What is AIDA: definition, uses and examples

AIDA is a highly effective copywriting formula that focuses in on the specific consumer, resulting in a more personal and individual approach to raise conversions. It is used in commercials, email marketing, websites and text ads, etc. AIDA is considered as a guideline in copywriting to maximize interaction with the consumer.

So what is AIDA

The initials AIDA stand for Attention, Interest, Desire, Action.


In general, attention is your first and only shot. If you can’t grab the attention of your prospect from the get-go, you certainly will not achieve the end goal of turning your prospect into a consumer. 

Judge what will garner the most attention and be noticed for maximum user interaction. Without catching attention, your email will be ignored, and there will be no next step, so identify exactly what will grab it. For example, in email marketing, you attract attention with the subject line

Test what strategy will best contribute to brand awareness and execute from there. Examples of attention grabbers:

  • personalization variables, such as prospect’s name, company, or geographical location
  • words of urgency like now, important, surprise, or brand new 
  • an offer of a free product or service
  • quick questions that pique curiosity
  • dynamic use of color and design


Once you have their attention, you have to keep their interest. Make it about them, not you. Appeal to them personally, focusing on their needs, wants, and pain points. Using media, such as images and videos, can help capture and maintain interest. Enticing interest is key to the next step’s success. How you capture interest is really broad so be creative and don’t be afraid to be bold. Consider wording carefully, say what you need to say to make an impression, such as:

  • less interesting: “Our tool raises conversions 4x” vs the more attractive: “Do you want to increase your conversions 4x without 4 times the more effort?”
  • less interesting: “Our product can save you time” vs the more attractive: “Save time and do more with our easy-to-use product!”

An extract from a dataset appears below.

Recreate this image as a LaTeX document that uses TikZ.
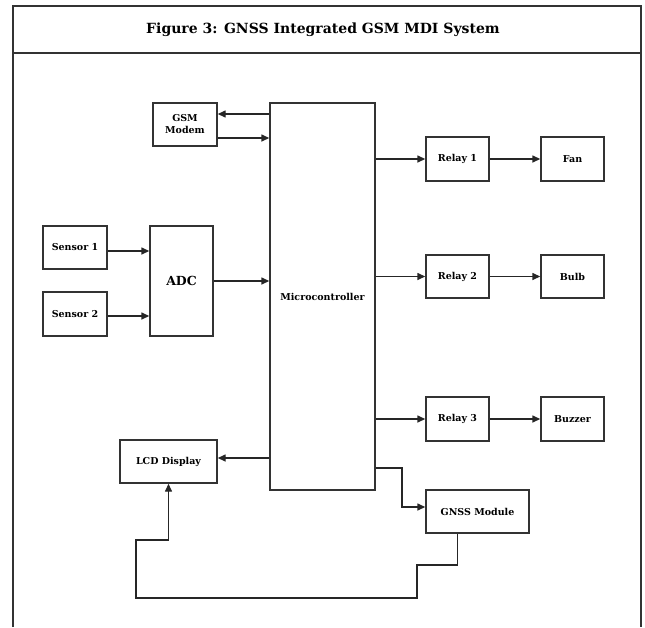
\documentclass[tikz,border=0pt]{standalone}
\usepackage{fontspec}
\setmainfont{DejaVu Serif}
\usetikzlibrary{arrows.meta}

\begin{document}
\begin{tikzpicture}[x=1pt,y=-1pt,line width=1.4pt,
    block/.style={draw=black!80,fill=white,line width=1.4pt,inner sep=1pt,
      align=center,font=\fontsize{9.5}{12}\selectfont\bfseries},
    link/.style={draw=black!85,-{Triangle[length=8pt,width=7pt]}}]
  \useasboundingbox (0,0) rectangle (645,627);
  % frame and title
  \draw[black!80,line width=1.8pt] (13,627) -- (13,6) -- (641,6) -- (641,627);
  \draw[black!80,line width=1.8pt] (13,53) -- (641,53);
  \node (title) at (323,30) {\fontsize{14}{16}\selectfont\bfseries Figure 3: GNSS Integrated GSM MDI System};
  % blocks
  \node[block,minimum width=105pt,minimum height=387pt] (mcu) at (322.5,296.5) {Microcontroller};
  \node[block,minimum width=64pt,minimum height=43pt] (gsm) at (185,124.5) {GSM\\Modem};
  \node[block,minimum width=64pt,minimum height=43pt] (sen1) at (75,247.5) {Sensor 1};
  \node[block,minimum width=64pt,minimum height=44pt] (sen2) at (75,314) {Sensor 2};
  \node[block,minimum width=63pt,minimum height=110pt,font=\fontsize{12.5}{14}\selectfont\bfseries] (adc) at (181.5,281) {ADC};
  \node[block,minimum width=63pt,minimum height=44pt] (rel1) at (457.5,159) {Relay 1};
  \node[block,minimum width=63pt,minimum height=43pt] (rel2) at (457.5,276.5) {Relay 2};
  \node[block,minimum width=63pt,minimum height=44pt] (rel3) at (457.5,419) {Relay 3};
  \node[block,minimum width=63pt,minimum height=44pt] (fan) at (572.5,159) {Fan};
  \node[block,minimum width=63pt,minimum height=43pt] (bulb) at (572.5,276.5) {Bulb};
  \node[block,minimum width=63pt,minimum height=44pt] (buzz) at (572.5,419) {Buzzer};
  \node[block,minimum width=97pt,minimum height=43pt] (lcd) at (168.5,461.5) {LCD Display};
  \node[block,minimum width=103pt,minimum height=43pt] (gnss) at (477.5,511.5) {GNSS Module};
  % connections
  \draw[link] (mcu.west |- 0,114) -- (gsm.east |- 0,114);
  \draw[link] (gsm.east |- 0,138) -- (mcu.west |- 0,138);
  \draw[link] (sen1.east |- 0,251) -- (adc.west |- 0,251);
  \draw[link] (sen2.east |- 0,316) -- (adc.west |- 0,316);
  \draw[link] (adc.east) -- (adc.east -| mcu.west);
  \foreach \r/\o in {rel1/fan,rel2/bulb,rel3/buzz}{
    \draw[link] (mcu.east |- \r.west) -- (\r.west);
    \draw[link] (\r.east) -- (\o.west);
  }
  \draw[link] (mcu.west |- 0,458) -- (lcd.east |- 0,458);
  \draw[link] (mcu.east |- 0,468) -- (402,468) |- (gnss.west |- 0,507);
  \draw[link] ([xshift=-20pt]gnss.south) |- (417,565) |- (136,598) |- (lcd.south |- 0,540) -- (lcd.south);
\end{tikzpicture}
\end{document}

You have to make the prospect want, or even need, your offer. Creating an emotional connection to your product is very important in making this step work. Personalization will help grow this connection.

Ways to create desire:

  • “one time only” or “last chance” offers
  • discounts or sales
  • presenting your product as a solution to a specific problem
  • a “give ‘em what they want” chance at fulfillment
  • create scarcity with countdown timers 


Lastly, AIDA calls to Action. The final goal is to have the prospect become a consumer by immediately downloading material, joining a mailing list, buying your product, or any other active participation with your brand. 

If you have used the prior steps to effectively prove your product can fulfill the prospect’s desires, this will lead your prospect to engagement. Engagement can present itself in a myriad of ways, the sky is the limit in how to bring prospects to this step. Some easy ways to encourage action:

  • call-to-action button
  • newsletter sign-up form
  • offers of downloads
  • link to your website

Why AIDA works

AIDA has been found to be highly effective since its inception in the late 19th century, as it serves to the emotions of prospects. 

Though business decisions are often seen as purely logical, that’s far from the truth. Business is conducted by individuals and individuals are swayed by emotional appeals. Understanding the cognitive steps AIDA presents can optimize your marketing endeavors.

Doing your homework and perfecting the buyer personas you are aiming towards greatly increases your chance of catching attention, provoking interest and desire, and successfully pushing towards the action.

Who uses AIDA

AIDA has been used famously by companies such as Nike, Coca-Cola, Apple, and McDonald’s. These companies have perfected the art of defining their consumer base and aiming directly at their intended audience. Their commercial advertisements, in all forms of media (print, tv, social, etc), containing a strong, attention-grabbing creation of desire for their product according to AIDA has proven to work on a global scale. 

Even small businesses can learn valuable lessons from the study of these AIDA-using giants. Think about it, does anyone really need Coke? No, but Coca-Cola has made billions of dollars by making people believe they need Coke and by making people want Coke. In fact, people are so passionate about the brand that they get into arguments over Coke vs. Pepsi.

Presenting your product as something your prospects need, even if they didn’t know they need it yet, is the last kick into the goal of them taking action, which leads to your success. Good, savvy use of AIDA can get your brand there.

In the end, AIDA is all about convincing your prospects to become consumers of your products. It is a tried and true copywriting formula. Take advantage of this method if you want meaningful results from your campaigns.